Un premier mai frénétique

Le 1er mai 2006 est une date essentielle pour l’Europe. C’est en effet la date limite d’application en droit national de la directive de l’Union européenne relative à la libre circulation des personnes. La plupart des pays ont déjà modifié leur législation en matière d’immigration, ou ont promis de le faire dans les temps. Mais la Belgique, l’Italie, la Finlande et le Luxembourg sont à la traîne.

Il est vrai que certains anciens Etats membres de l’UE ont choisi d’interdire les migrations de travailleurs pendant une période transitoire de deux ans, qui pourrait être prolongée jusqu’en avril 2011. Toutefois, cette interdiction ne concerne ni les travailleurs indépendants ni les personnes qui ne travaillent pas, qui circulent déjà totalement librement.

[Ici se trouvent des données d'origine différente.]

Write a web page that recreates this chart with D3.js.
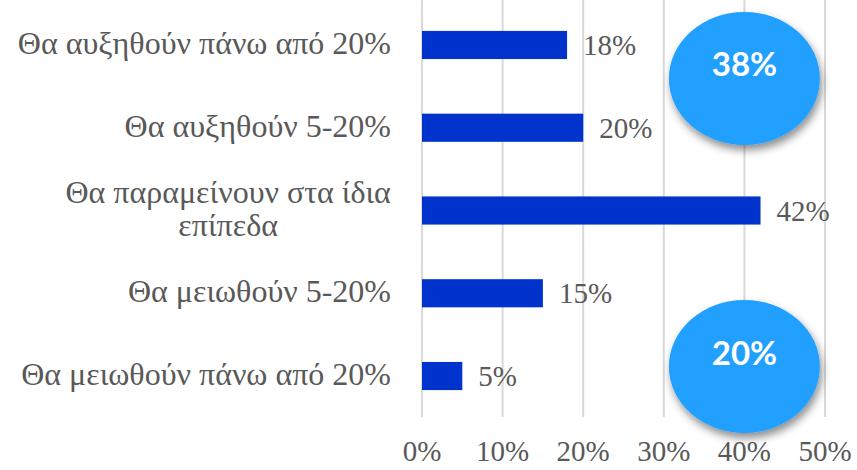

Si la directive diffère peu du droit communautaire antérieur en ce qui concerne les migrations de salariés et de travailleurs indépendants, elle élargit considérablement les droits des citoyens de l’UE qui ne travaillent pas. Elle accorde en effet à tout citoyen de l’UE un permis de séjour pouvant aller jusqu’à cinq ans dans n’importe quel Etat membre, puis le statut de résident permanent. En principe, même les immigrants inactifs bénéficient alors de la même protection sociale que les ressortissants.